[start]

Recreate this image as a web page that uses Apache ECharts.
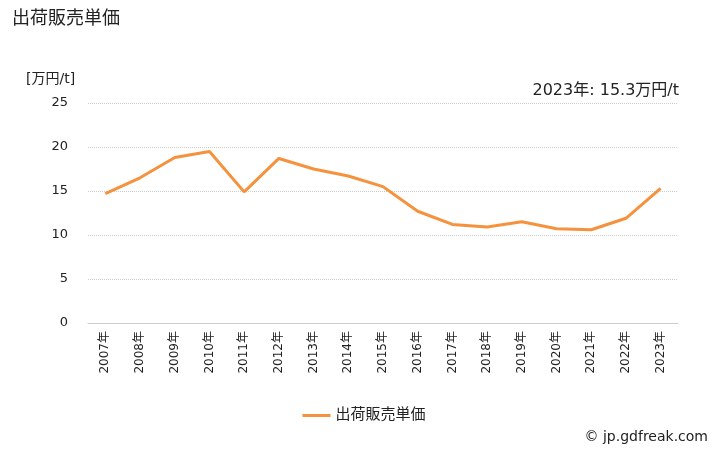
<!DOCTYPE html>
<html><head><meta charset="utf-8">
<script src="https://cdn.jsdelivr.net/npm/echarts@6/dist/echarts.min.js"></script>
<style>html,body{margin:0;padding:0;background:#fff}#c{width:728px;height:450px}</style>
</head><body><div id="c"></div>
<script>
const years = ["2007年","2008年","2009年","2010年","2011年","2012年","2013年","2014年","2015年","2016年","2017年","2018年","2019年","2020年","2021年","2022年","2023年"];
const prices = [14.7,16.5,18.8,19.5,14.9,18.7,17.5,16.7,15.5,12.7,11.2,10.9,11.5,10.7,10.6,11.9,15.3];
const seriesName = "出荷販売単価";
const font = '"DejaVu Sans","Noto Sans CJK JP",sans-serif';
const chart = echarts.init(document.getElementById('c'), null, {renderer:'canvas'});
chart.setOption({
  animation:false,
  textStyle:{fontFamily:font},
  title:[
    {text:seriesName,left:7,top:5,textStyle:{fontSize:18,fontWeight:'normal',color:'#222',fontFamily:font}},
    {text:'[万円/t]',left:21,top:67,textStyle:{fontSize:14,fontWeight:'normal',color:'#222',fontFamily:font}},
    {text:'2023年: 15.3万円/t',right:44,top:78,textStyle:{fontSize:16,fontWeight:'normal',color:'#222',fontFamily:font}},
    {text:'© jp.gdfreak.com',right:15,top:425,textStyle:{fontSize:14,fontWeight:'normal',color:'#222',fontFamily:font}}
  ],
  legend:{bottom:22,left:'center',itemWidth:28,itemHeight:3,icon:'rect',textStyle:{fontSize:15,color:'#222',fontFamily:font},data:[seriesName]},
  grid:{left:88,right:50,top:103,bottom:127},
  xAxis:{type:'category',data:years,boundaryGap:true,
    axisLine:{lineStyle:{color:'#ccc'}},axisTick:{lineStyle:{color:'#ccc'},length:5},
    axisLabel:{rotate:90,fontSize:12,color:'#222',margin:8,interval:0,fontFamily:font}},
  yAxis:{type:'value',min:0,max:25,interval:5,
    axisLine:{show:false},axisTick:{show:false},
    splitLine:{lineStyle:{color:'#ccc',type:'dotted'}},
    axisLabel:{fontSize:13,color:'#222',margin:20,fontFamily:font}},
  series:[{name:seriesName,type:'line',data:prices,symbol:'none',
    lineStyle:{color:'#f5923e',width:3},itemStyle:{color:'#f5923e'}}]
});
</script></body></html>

[end]

Exercise requirements
Every line above should be returned exactly; the pictures stay out.

Answer in full
Recreate this image as a web page that uses Apache ECharts.
<!DOCTYPE html>
<html><head><meta charset="utf-8">
<script src="https://cdn.jsdelivr.net/npm/echarts@6/dist/echarts.min.js"></script>
<style>html,body{margin:0;padding:0;background:#fff}#c{width:728px;height:450px}</style>
</head><body><div id="c"></div>
<script>
const years = ["2007年","2008年","2009年","2010年","2011年","2012年","2013年","2014年","2015年","2016年","2017年","2018年","2019年","2020年","2021年","2022年","2023年"];
const prices = [14.7,16.5,18.8,19.5,14.9,18.7,17.5,16.7,15.5,12.7,11.2,10.9,11.5,10.7,10.6,11.9,15.3];
const seriesName = "出荷販売単価";
const font = '"DejaVu Sans","Noto Sans CJK JP",sans-serif';
const chart = echarts.init(document.getElementById('c'), null, {renderer:'canvas'});
chart.setOption({
  animation:false,
  textStyle:{fontFamily:font},
  title:[
    {text:seriesName,left:7,top:5,textStyle:{fontSize:18,fontWeight:'normal',color:'#222',fontFamily:font}},
    {text:'[万円/t]',left:21,top:67,textStyle:{fontSize:14,fontWeight:'normal',color:'#222',fontFamily:font}},
    {text:'2023年: 15.3万円/t',right:44,top:78,textStyle:{fontSize:16,fontWeight:'normal',color:'#222',fontFamily:font}},
    {text:'© jp.gdfreak.com',right:15,top:425,textStyle:{fontSize:14,fontWeight:'normal',color:'#222',fontFamily:font}}
  ],
  legend:{bottom:22,left:'center',itemWidth:28,itemHeight:3,icon:'rect',textStyle:{fontSize:15,color:'#222',fontFamily:font},data:[seriesName]},
  grid:{left:88,right:50,top:103,bottom:127},
  xAxis:{type:'category',data:years,boundaryGap:true,
    axisLine:{lineStyle:{color:'#ccc'}},axisTick:{lineStyle:{color:'#ccc'},length:5},
    axisLabel:{rotate:90,fontSize:12,color:'#222',margin:8,interval:0,fontFamily:font}},
  yAxis:{type:'value',min:0,max:25,interval:5,
    axisLine:{show:false},axisTick:{show:false},
    splitLine:{lineStyle:{color:'#ccc',type:'dotted'}},
    axisLabel:{fontSize:13,color:'#222',margin:20,fontFamily:font}},
  series:[{name:seriesName,type:'line',data:prices,symbol:'none',
    lineStyle:{color:'#f5923e',width:3},itemStyle:{color:'#f5923e'}}]
});
</script></body></html>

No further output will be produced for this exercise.